* Your goal:
Give every line below again, exactly.

━━━━━ Supplied material ━━━━━

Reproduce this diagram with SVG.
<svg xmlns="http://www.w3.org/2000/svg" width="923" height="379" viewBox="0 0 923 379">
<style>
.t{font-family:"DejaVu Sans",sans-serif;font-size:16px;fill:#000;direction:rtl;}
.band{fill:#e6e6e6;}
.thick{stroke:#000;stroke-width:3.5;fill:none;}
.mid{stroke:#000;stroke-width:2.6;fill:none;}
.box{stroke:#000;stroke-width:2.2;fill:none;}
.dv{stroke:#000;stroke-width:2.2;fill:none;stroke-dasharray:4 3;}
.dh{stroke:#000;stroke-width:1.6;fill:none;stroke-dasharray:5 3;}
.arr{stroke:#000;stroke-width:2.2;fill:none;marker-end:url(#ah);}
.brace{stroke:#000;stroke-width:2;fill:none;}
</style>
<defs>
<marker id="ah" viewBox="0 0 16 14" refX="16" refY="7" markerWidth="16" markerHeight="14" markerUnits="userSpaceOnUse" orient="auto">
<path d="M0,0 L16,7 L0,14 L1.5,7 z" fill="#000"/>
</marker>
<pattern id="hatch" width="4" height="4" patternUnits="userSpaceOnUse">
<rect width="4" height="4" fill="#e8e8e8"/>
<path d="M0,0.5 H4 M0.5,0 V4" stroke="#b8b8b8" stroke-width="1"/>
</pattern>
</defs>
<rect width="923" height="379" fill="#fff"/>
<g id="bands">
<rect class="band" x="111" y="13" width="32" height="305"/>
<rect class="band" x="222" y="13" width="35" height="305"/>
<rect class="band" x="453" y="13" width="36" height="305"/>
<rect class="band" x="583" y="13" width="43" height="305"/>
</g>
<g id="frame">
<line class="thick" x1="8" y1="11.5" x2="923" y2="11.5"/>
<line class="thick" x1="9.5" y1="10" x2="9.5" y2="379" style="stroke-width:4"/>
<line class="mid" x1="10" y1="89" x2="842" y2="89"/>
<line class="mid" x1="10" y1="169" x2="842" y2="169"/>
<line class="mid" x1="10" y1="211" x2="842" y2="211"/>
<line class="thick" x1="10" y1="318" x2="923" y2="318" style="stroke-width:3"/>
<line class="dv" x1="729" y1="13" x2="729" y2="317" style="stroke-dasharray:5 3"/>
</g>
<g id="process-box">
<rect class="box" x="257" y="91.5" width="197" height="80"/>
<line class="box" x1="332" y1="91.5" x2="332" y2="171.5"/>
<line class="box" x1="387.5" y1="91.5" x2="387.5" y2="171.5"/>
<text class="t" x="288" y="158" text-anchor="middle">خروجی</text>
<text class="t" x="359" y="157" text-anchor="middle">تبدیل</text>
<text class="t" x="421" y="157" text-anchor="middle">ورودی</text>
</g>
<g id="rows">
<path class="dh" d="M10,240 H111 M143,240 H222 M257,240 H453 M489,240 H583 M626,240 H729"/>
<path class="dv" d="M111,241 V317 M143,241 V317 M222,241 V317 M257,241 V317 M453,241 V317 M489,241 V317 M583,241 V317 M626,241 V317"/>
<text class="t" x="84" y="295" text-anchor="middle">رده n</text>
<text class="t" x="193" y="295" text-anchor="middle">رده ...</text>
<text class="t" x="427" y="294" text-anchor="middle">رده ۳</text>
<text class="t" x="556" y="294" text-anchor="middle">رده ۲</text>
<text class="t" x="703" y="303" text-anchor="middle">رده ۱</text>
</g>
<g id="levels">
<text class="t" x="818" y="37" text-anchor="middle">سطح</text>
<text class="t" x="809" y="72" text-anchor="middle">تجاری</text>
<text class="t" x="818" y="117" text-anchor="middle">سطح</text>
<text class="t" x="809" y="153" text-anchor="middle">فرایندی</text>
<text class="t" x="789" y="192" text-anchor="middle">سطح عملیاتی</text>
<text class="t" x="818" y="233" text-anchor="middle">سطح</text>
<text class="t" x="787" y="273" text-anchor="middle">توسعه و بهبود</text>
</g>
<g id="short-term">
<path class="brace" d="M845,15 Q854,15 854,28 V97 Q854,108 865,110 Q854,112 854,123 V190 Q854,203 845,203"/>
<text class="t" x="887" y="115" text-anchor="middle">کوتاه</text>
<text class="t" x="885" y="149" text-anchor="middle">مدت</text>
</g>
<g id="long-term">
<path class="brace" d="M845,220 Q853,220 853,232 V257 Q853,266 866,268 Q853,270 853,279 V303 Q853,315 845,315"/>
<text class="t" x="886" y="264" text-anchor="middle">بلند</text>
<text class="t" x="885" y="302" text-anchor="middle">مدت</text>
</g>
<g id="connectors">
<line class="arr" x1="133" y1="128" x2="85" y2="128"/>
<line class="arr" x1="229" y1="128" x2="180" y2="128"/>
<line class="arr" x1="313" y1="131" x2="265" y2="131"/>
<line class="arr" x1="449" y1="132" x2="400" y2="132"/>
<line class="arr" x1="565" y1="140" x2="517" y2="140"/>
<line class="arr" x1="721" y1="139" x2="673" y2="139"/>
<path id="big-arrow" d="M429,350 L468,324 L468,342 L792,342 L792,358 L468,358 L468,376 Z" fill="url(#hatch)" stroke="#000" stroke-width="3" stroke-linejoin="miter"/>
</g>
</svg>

━━━━━

* Reply to the task:
Reproduce this diagram with SVG.
<svg xmlns="http://www.w3.org/2000/svg" width="923" height="379" viewBox="0 0 923 379">
<style>
.t{font-family:"DejaVu Sans",sans-serif;font-size:16px;fill:#000;direction:rtl;}
.band{fill:#e6e6e6;}
.thick{stroke:#000;stroke-width:3.5;fill:none;}
.mid{stroke:#000;stroke-width:2.6;fill:none;}
.box{stroke:#000;stroke-width:2.2;fill:none;}
.dv{stroke:#000;stroke-width:2.2;fill:none;stroke-dasharray:4 3;}
.dh{stroke:#000;stroke-width:1.6;fill:none;stroke-dasharray:5 3;}
.arr{stroke:#000;stroke-width:2.2;fill:none;marker-end:url(#ah);}
.brace{stroke:#000;stroke-width:2;fill:none;}
</style>
<defs>
<marker id="ah" viewBox="0 0 16 14" refX="16" refY="7" markerWidth="16" markerHeight="14" markerUnits="userSpaceOnUse" orient="auto">
<path d="M0,0 L16,7 L0,14 L1.5,7 z" fill="#000"/>
</marker>
<pattern id="hatch" width="4" height="4" patternUnits="userSpaceOnUse">
<rect width="4" height="4" fill="#e8e8e8"/>
<path d="M0,0.5 H4 M0.5,0 V4" stroke="#b8b8b8" stroke-width="1"/>
</pattern>
</defs>
<rect width="923" height="379" fill="#fff"/>
<g id="bands">
<rect class="band" x="111" y="13" width="32" height="305"/>
<rect class="band" x="222" y="13" width="35" height="305"/>
<rect class="band" x="453" y="13" width="36" height="305"/>
<rect class="band" x="583" y="13" width="43" height="305"/>
</g>
<g id="frame">
<line class="thick" x1="8" y1="11.5" x2="923" y2="11.5"/>
<line class="thick" x1="9.5" y1="10" x2="9.5" y2="379" style="stroke-width:4"/>
<line class="mid" x1="10" y1="89" x2="842" y2="89"/>
<line class="mid" x1="10" y1="169" x2="842" y2="169"/>
<line class="mid" x1="10" y1="211" x2="842" y2="211"/>
<line class="thick" x1="10" y1="318" x2="923" y2="318" style="stroke-width:3"/>
<line class="dv" x1="729" y1="13" x2="729" y2="317" style="stroke-dasharray:5 3"/>
</g>
<g id="process-box">
<rect class="box" x="257" y="91.5" width="197" height="80"/>
<line class="box" x1="332" y1="91.5" x2="332" y2="171.5"/>
<line class="box" x1="387.5" y1="91.5" x2="387.5" y2="171.5"/>
<text class="t" x="288" y="158" text-anchor="middle">خروجی</text>
<text class="t" x="359" y="157" text-anchor="middle">تبدیل</text>
<text class="t" x="421" y="157" text-anchor="middle">ورودی</text>
</g>
<g id="rows">
<path class="dh" d="M10,240 H111 M143,240 H222 M257,240 H453 M489,240 H583 M626,240 H729"/>
<path class="dv" d="M111,241 V317 M143,241 V317 M222,241 V317 M257,241 V317 M453,241 V317 M489,241 V317 M583,241 V317 M626,241 V317"/>
<text class="t" x="84" y="295" text-anchor="middle">رده n</text>
<text class="t" x="193" y="295" text-anchor="middle">رده ...</text>
<text class="t" x="427" y="294" text-anchor="middle">رده ۳</text>
<text class="t" x="556" y="294" text-anchor="middle">رده ۲</text>
<text class="t" x="703" y="303" text-anchor="middle">رده ۱</text>
</g>
<g id="levels">
<text class="t" x="818" y="37" text-anchor="middle">سطح</text>
<text class="t" x="809" y="72" text-anchor="middle">تجاری</text>
<text class="t" x="818" y="117" text-anchor="middle">سطح</text>
<text class="t" x="809" y="153" text-anchor="middle">فرایندی</text>
<text class="t" x="789" y="192" text-anchor="middle">سطح عملیاتی</text>
<text class="t" x="818" y="233" text-anchor="middle">سطح</text>
<text class="t" x="787" y="273" text-anchor="middle">توسعه و بهبود</text>
</g>
<g id="short-term">
<path class="brace" d="M845,15 Q854,15 854,28 V97 Q854,108 865,110 Q854,112 854,123 V190 Q854,203 845,203"/>
<text class="t" x="887" y="115" text-anchor="middle">کوتاه</text>
<text class="t" x="885" y="149" text-anchor="middle">مدت</text>
</g>
<g id="long-term">
<path class="brace" d="M845,220 Q853,220 853,232 V257 Q853,266 866,268 Q853,270 853,279 V303 Q853,315 845,315"/>
<text class="t" x="886" y="264" text-anchor="middle">بلند</text>
<text class="t" x="885" y="302" text-anchor="middle">مدت</text>
</g>
<g id="connectors">
<line class="arr" x1="133" y1="128" x2="85" y2="128"/>
<line class="arr" x1="229" y1="128" x2="180" y2="128"/>
<line class="arr" x1="313" y1="131" x2="265" y2="131"/>
<line class="arr" x1="449" y1="132" x2="400" y2="132"/>
<line class="arr" x1="565" y1="140" x2="517" y2="140"/>
<line class="arr" x1="721" y1="139" x2="673" y2="139"/>
<path id="big-arrow" d="M429,350 L468,324 L468,342 L792,342 L792,358 L468,358 L468,376 Z" fill="url(#hatch)" stroke="#000" stroke-width="3" stroke-linejoin="miter"/>
</g>
</svg>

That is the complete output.